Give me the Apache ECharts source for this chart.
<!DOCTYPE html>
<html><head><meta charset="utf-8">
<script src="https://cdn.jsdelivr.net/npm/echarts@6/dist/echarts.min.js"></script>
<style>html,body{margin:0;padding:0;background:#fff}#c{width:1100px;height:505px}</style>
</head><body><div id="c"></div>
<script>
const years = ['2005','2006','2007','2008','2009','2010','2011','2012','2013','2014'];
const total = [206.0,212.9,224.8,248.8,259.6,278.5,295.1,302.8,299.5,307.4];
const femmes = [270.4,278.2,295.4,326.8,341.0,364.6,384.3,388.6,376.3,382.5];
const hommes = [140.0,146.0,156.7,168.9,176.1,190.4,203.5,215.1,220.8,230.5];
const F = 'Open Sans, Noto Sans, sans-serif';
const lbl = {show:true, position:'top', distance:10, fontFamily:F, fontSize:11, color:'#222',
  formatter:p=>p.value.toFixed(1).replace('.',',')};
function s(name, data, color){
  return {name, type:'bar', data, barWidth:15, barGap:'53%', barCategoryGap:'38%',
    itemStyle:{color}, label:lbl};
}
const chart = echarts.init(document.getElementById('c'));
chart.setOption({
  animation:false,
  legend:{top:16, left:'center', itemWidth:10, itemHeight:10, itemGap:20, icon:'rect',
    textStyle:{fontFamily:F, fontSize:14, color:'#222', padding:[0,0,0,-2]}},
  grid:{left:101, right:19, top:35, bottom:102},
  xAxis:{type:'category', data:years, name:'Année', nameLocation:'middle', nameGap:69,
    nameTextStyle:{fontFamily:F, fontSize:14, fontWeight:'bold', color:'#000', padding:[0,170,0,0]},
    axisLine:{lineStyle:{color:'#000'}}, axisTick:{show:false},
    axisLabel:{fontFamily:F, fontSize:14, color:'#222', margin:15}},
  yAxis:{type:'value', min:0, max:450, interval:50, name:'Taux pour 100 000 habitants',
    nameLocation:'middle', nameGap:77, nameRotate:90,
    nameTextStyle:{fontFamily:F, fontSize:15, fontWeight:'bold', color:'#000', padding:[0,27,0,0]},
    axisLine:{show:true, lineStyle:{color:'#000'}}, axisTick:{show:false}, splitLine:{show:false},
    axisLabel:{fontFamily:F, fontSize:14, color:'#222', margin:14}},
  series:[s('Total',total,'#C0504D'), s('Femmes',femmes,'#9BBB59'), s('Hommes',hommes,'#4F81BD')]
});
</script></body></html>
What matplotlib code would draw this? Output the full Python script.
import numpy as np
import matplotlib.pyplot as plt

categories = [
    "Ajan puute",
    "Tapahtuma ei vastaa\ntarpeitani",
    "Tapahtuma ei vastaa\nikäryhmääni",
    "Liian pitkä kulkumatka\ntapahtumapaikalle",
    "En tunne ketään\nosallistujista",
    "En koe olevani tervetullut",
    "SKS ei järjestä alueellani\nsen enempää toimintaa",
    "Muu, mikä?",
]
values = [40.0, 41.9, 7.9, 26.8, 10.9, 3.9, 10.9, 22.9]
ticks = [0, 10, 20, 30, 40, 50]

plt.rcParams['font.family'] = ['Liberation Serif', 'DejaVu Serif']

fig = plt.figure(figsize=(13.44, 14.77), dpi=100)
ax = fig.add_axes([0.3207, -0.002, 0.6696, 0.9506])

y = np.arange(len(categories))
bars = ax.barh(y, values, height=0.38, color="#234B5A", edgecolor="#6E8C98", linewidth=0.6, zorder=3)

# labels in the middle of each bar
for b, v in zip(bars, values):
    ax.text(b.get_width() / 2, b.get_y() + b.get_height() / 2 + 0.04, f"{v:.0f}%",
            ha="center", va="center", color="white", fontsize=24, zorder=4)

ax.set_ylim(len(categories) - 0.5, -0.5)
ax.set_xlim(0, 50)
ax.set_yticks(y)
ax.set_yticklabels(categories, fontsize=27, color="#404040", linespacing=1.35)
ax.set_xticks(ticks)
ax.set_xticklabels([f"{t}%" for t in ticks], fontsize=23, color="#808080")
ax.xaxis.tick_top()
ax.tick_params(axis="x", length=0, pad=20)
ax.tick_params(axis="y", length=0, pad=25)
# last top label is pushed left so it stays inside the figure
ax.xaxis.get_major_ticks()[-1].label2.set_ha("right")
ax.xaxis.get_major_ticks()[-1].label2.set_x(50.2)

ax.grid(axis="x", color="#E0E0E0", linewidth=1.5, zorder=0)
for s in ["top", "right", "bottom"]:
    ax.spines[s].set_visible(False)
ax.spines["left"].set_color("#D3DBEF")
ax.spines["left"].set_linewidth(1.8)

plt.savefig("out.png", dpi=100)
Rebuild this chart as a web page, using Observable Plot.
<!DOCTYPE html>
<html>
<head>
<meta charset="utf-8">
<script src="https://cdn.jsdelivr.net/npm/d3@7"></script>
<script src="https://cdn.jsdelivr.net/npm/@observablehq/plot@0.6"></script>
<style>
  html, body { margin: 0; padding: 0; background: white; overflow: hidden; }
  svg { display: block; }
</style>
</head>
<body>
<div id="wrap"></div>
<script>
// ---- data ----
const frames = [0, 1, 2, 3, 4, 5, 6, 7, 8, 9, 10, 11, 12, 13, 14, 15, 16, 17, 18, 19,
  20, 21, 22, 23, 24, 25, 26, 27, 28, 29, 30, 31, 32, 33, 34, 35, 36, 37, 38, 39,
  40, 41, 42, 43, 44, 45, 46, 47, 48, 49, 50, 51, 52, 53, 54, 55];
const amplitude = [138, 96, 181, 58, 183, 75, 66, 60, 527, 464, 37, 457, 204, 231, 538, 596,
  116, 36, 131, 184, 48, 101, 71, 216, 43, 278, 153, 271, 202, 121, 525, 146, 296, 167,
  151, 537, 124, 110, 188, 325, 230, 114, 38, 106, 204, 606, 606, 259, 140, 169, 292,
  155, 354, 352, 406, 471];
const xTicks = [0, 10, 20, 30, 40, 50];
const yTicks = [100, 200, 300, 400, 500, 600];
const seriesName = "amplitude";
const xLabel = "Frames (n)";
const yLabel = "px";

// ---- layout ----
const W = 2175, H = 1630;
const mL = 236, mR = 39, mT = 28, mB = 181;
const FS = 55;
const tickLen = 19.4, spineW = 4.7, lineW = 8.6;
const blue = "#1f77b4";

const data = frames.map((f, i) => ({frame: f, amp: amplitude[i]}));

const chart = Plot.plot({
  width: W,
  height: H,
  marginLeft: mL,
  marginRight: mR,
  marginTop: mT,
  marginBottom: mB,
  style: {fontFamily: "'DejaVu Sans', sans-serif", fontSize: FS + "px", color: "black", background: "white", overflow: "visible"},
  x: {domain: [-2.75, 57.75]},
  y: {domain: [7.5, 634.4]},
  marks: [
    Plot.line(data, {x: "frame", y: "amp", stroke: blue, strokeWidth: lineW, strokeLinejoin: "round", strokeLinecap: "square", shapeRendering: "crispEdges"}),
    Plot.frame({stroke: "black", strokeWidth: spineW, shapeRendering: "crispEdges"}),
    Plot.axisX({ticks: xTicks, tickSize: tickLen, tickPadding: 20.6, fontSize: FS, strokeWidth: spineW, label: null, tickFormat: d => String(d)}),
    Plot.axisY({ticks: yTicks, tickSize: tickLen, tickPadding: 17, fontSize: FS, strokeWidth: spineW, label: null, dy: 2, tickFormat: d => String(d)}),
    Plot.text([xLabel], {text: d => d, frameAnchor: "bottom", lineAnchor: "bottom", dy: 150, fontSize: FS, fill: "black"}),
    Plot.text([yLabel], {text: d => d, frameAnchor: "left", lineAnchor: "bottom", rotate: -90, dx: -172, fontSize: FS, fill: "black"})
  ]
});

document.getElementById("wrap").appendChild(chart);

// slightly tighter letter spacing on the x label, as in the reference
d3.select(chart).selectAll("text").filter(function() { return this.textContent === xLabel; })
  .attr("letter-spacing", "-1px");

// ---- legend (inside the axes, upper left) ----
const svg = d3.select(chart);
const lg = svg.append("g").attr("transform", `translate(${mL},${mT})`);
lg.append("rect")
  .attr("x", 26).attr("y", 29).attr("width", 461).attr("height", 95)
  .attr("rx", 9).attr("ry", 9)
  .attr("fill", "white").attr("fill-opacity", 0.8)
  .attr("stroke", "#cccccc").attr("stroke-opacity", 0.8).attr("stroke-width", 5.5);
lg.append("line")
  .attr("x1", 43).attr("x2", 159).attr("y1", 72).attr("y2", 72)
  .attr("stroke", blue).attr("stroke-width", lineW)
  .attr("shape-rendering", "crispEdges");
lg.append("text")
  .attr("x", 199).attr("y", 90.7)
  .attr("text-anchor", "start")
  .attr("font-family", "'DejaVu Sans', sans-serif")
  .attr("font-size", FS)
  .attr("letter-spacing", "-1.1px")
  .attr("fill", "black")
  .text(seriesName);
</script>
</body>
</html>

▬▬▬

* **Objective**: Starting with the line with "Rebuild this chart" and ending with the line with "const data = frames.map((f, i)", extract every line exactly and nothing outside that span.

* **Response to this exercise**:
Rebuild this chart as a web page, using Observable Plot.
<!DOCTYPE html>
<html>
<head>
<meta charset="utf-8">
<script src="https://cdn.jsdelivr.net/npm/d3@7"></script>
<script src="https://cdn.jsdelivr.net/npm/@observablehq/plot@0.6"></script>
<style>
  html, body { margin: 0; padding: 0; background: white; overflow: hidden; }
  svg { display: block; }
</style>
</head>
<body>
<div id="wrap"></div>
<script>
// ---- data ----
const frames = [0, 1, 2, 3, 4, 5, 6, 7, 8, 9, 10, 11, 12, 13, 14, 15, 16, 17, 18, 19,
  20, 21, 22, 23, 24, 25, 26, 27, 28, 29, 30, 31, 32, 33, 34, 35, 36, 37, 38, 39,
  40, 41, 42, 43, 44, 45, 46, 47, 48, 49, 50, 51, 52, 53, 54, 55];
const amplitude = [138, 96, 181, 58, 183, 75, 66, 60, 527, 464, 37, 457, 204, 231, 538, 596,
  116, 36, 131, 184, 48, 101, 71, 216, 43, 278, 153, 271, 202, 121, 525, 146, 296, 167,
  151, 537, 124, 110, 188, 325, 230, 114, 38, 106, 204, 606, 606, 259, 140, 169, 292,
  155, 354, 352, 406, 471];
const xTicks = [0, 10, 20, 30, 40, 50];
const yTicks = [100, 200, 300, 400, 500, 600];
const seriesName = "amplitude";
const xLabel = "Frames (n)";
const yLabel = "px";

// ---- layout ----
const W = 2175, H = 1630;
const mL = 236, mR = 39, mT = 28, mB = 181;
const FS = 55;
const tickLen = 19.4, spineW = 4.7, lineW = 8.6;
const blue = "#1f77b4";

const data = frames.map((f, i) => ({frame: f, amp: amplitude[i]}));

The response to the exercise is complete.